As AMP's Oliver points out, banks tend to benefit from low levels of problem loans when the general economic environment is propitious.
"Normally when interest rates are low and economic growth is reasonable, the level of non-performing bank loans is pretty low. And that's what we're seeing at present", he says.
"So bank lending standards won't really be tested until unemployment starts increasing or borrowing costs rise. And that could be a while away."
Ironically, he says, the experience of the banks in Western Australia and other mining-related regions offers some comfort as to banks' overall lending standards.
Less sanguine
Even though the level of non-performing loans has risen, "these problem loans haven't risen to a worrying degree, even though there have been recession-like conditions in West Australia.
"So that suggests that even if the overall economy were to slow, the rise in non-performing loans is unlikely to be too problematic."
Others, however, are less sanguine about the quality of the banks' loan books. They warn the big banks could be hit from a rise in problem loans, especially given the signs that a large number of borrowers have overstated their disposable income in order to snare larger home loans from their banks.

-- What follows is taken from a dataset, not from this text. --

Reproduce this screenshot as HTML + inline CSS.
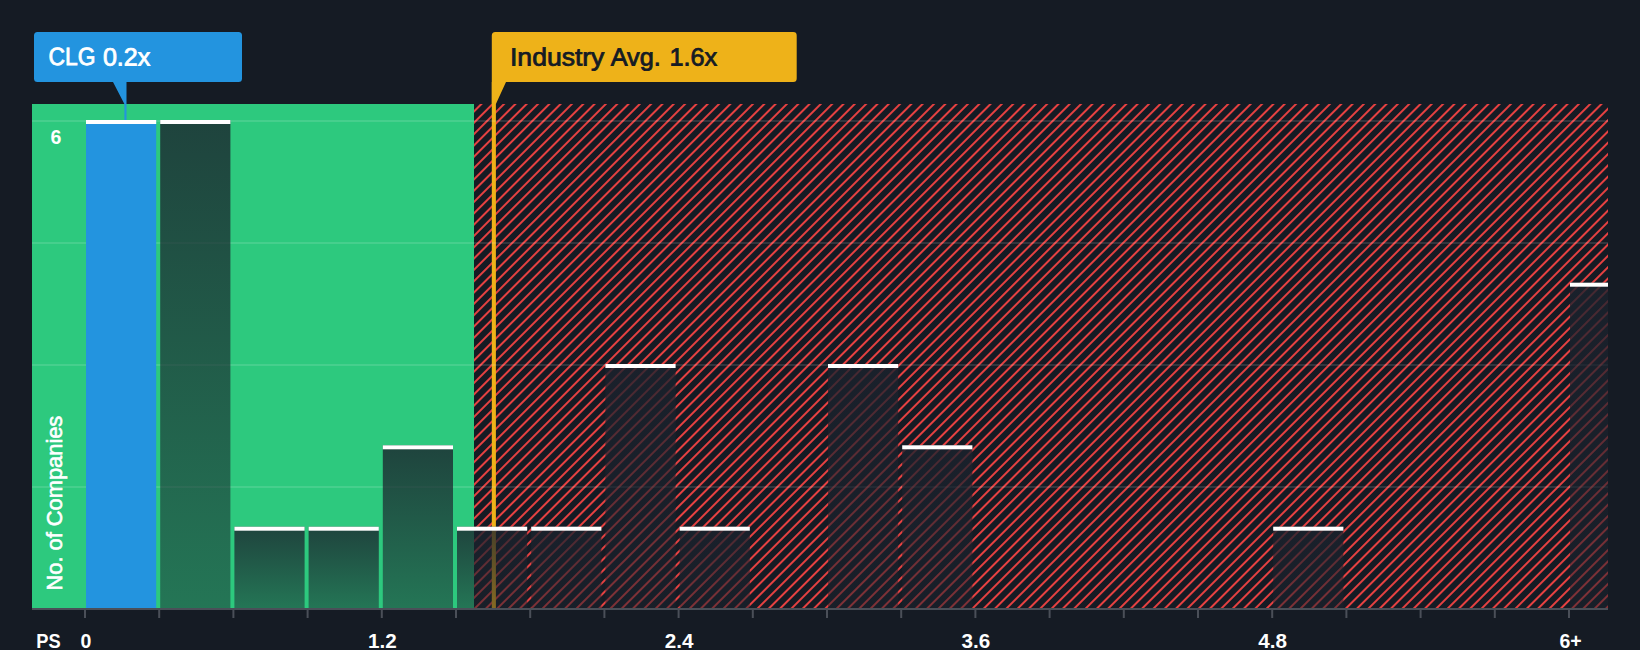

The highly regarded UBS banking analyst Jonathan Mott pointed to one large survey that indicated one-third of people who had taken out a mortgage in the past 12 months admitted they had not been completely accurate about their financial position when applying for a mortgage.
"Given the rising level of misstatement over multiple years, we estimate there are now around $500 billion of factually inaccurate mortgages on the banks' books," he warned in a note last September.
These "liar loans", he said, posed a risk to the banks' balance sheets. In particular, banks could be hit by a surprise surge in problem loans if economic conditions were to deteriorate, causing a jump in unemployment.
"While household debt levels, elevated house prices and subdued income growth are well known, these findings suggest mortgagors are more stretched than the banks believe, implying losses in a downturn could be larger than the banks anticipate."